NEW YORK – With oil prices coming off a record high, investors will look to the Federal Reserve and key pricing data from the Labor Department for a read on Wall Street's biggest fear of the moment — inflation (search).
Some analysts have called on the Fed to be more aggressive in raising short-term interest rates to help shore up the dollar and stabilize oil prices, but the Fed's Open Market Committee (search) is still expected to raise the nation's benchmark rate by only a quarter percentage point to 2.75 percent during Tuesday's meeting.
Wall Street will look to the Fed's accompanying policy statement for any signs that the central bank believes inflation has become more of an issue. Any changes in the statement could move stocks significantly.
Two key pieces of economic data will also help investors assess the impact of oil prices on inflation. The Producer Price Index (search) comes out on Monday, while the Consumer Price Index is due Wednesday. A higher-than-expected jump in either index could have serious repercussions throughout the market.

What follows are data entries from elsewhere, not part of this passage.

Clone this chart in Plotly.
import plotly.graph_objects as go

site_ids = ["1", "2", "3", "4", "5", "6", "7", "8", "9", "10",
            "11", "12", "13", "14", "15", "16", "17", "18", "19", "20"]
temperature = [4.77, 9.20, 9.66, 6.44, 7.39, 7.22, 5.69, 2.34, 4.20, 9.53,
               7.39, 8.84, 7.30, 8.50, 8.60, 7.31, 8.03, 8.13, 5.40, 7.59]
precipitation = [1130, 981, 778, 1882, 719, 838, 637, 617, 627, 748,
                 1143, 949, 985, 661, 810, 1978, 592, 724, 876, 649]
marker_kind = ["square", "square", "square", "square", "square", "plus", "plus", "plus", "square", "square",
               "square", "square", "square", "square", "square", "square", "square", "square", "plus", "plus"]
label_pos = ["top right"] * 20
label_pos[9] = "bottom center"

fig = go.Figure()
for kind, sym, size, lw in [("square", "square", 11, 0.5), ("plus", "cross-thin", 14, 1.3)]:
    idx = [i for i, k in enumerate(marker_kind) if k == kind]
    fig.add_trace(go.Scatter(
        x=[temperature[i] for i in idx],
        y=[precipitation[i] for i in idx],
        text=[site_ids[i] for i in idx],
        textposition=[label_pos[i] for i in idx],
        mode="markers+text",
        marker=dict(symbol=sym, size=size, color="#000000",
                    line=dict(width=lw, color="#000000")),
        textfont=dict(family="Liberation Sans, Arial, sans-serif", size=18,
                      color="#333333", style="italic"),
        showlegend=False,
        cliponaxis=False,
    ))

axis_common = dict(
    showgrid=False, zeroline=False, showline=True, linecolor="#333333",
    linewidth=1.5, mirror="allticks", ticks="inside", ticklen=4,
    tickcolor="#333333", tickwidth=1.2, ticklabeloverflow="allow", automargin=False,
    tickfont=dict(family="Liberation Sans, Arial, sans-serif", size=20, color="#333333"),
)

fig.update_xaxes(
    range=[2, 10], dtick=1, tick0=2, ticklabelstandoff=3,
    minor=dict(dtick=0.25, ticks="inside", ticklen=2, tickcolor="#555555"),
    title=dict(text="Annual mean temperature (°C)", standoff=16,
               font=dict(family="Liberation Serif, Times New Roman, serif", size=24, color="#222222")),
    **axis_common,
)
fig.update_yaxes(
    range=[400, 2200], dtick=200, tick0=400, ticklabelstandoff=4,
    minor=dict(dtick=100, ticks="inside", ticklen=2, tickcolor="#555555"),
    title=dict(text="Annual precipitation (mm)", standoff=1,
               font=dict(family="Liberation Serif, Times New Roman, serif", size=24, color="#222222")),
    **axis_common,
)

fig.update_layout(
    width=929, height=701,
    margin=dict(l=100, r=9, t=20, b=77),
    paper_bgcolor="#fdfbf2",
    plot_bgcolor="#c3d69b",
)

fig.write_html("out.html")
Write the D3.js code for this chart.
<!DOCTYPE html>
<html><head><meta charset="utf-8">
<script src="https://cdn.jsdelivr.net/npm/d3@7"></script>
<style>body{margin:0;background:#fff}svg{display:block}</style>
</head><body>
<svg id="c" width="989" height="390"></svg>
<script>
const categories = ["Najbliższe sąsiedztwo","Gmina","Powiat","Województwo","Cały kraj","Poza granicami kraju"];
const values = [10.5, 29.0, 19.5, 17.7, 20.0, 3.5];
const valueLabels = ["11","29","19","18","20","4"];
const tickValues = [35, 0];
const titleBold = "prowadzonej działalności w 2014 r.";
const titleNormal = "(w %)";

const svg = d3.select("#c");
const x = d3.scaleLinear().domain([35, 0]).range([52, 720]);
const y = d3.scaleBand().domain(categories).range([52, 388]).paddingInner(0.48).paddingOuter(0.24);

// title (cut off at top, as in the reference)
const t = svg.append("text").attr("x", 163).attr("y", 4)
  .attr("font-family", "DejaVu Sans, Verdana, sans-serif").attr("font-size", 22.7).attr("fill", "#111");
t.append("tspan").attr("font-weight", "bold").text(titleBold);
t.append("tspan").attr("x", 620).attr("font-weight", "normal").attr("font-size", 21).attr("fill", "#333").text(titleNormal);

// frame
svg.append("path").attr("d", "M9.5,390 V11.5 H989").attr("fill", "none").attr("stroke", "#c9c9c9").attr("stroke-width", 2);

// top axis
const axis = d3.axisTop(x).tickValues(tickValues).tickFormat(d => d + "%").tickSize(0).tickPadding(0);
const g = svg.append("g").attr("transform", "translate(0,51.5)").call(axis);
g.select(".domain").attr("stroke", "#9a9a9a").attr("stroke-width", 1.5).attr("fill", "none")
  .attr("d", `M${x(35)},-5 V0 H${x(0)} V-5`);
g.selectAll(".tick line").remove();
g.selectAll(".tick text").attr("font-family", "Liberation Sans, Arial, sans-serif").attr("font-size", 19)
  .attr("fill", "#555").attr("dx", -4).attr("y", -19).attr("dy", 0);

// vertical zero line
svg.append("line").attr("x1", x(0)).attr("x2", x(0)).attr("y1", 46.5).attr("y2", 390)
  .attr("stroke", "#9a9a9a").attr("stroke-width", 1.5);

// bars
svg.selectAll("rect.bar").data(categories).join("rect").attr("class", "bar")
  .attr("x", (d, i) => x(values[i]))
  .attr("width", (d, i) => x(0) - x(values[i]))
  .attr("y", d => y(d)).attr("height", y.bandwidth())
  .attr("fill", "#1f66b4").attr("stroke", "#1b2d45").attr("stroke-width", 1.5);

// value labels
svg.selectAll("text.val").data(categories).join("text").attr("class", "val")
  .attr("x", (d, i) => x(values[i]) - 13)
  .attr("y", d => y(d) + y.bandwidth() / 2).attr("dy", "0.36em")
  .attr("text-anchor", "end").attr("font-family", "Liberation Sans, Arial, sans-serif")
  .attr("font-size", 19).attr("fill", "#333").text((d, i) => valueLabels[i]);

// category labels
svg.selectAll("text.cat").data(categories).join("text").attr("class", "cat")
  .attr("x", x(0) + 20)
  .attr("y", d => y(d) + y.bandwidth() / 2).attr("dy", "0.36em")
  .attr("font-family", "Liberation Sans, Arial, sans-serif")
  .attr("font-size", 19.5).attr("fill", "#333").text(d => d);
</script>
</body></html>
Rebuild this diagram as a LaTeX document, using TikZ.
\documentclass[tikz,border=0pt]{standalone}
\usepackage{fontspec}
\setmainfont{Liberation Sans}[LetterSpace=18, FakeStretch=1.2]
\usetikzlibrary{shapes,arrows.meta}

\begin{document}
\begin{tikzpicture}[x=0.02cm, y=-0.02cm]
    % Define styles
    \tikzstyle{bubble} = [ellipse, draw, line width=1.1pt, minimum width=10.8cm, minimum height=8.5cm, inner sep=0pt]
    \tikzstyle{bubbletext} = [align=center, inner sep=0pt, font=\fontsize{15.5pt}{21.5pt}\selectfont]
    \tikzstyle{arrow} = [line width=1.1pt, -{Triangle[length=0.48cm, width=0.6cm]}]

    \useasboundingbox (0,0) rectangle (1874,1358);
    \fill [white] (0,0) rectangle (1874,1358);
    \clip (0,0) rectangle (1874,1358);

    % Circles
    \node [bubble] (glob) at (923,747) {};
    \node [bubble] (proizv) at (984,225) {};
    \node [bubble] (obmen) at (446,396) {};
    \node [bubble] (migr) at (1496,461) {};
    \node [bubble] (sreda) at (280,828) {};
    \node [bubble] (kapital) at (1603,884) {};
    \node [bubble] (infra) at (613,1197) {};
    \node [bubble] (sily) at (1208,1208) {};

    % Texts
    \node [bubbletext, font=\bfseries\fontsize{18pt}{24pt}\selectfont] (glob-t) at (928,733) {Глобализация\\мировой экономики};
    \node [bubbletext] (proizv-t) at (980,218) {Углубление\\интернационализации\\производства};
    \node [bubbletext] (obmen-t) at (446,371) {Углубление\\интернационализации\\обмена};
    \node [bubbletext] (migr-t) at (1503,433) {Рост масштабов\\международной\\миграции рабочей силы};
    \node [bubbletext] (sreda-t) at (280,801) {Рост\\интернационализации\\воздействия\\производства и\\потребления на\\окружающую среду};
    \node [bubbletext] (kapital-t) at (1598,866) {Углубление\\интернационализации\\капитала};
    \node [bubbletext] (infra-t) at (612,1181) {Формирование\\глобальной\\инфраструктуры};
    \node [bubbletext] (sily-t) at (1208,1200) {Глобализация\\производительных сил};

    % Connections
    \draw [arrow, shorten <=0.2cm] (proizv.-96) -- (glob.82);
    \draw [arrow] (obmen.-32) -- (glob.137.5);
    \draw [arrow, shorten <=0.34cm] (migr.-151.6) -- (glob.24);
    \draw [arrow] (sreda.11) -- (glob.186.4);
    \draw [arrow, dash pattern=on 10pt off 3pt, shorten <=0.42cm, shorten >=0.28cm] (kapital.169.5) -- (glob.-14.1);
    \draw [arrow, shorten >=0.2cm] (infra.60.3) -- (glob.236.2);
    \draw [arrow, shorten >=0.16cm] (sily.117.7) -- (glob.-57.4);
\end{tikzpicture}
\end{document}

Last week, a surge in crude oil futures prompted a second straight week of heavy selling on Wall Street. The Dow Jones industrial average fell 1.34 percent, the Standard & Poor's 500 index was down 0.87 percent, and the Nasdaq composite index dropped 1.66 percent. The Nasdaq fell to a four-month low on Friday on weakness in chip stocks.
On Monday, economists expect the Producer Price Index, a measure of wholesale prices, to rise 0.3 percent in February, the same pace as January. "Core" PPI, with food and fuel prices removed, is expected to rise just 0.1 percent after January's surprising 0.8 percent surge that reinvigorated the market's inflation fears.
The Consumer Price Index is due Wednesday, with prices expected to rise 0.3 percent for February, up slightly from an 0.1 percent climb in January. Core CPI is expected to climb 0.2 percent, the same as January, though investors will watch closely for signs that January's hike in producer prices has been passed down to consumers.
With a bare handful of notable companies reporting earnings this week, Oracle Corp. will be under heavy scrutiny as it releases its results Tuesday afternoon. The software company, whose chief financial officer resigned Thursday, must also account for the costs associated with assimilating PeopleSoft Inc. Oracle is expected to earn 15 cents per share for the quarter, up from 12 cents a year ago. Shares of Oracle have dropped 14.3 percent since closing at a 52-week high of $14.63 on Dec. 13, finishing Friday at $12.54.
Food producer General Mills Inc. has fared far better, rising 19 percent since finishing at $43.30 on Oct. 22, closing Friday at $51.53. The company is expected to post profits of 69 cents per share for the quarter, up from 64 cents a year ago, when it releases its earnings Tuesday morning.
On Thursday morning, rival food producer ConAgra Inc. will release its earnings. The company is expected to earn 32 cents per share, down from 39 cents in the 2004 quarter. Shares of ConAgra have fallen 9.7 percent from its Jan. 21 close of $30, finishing Friday at $27.10.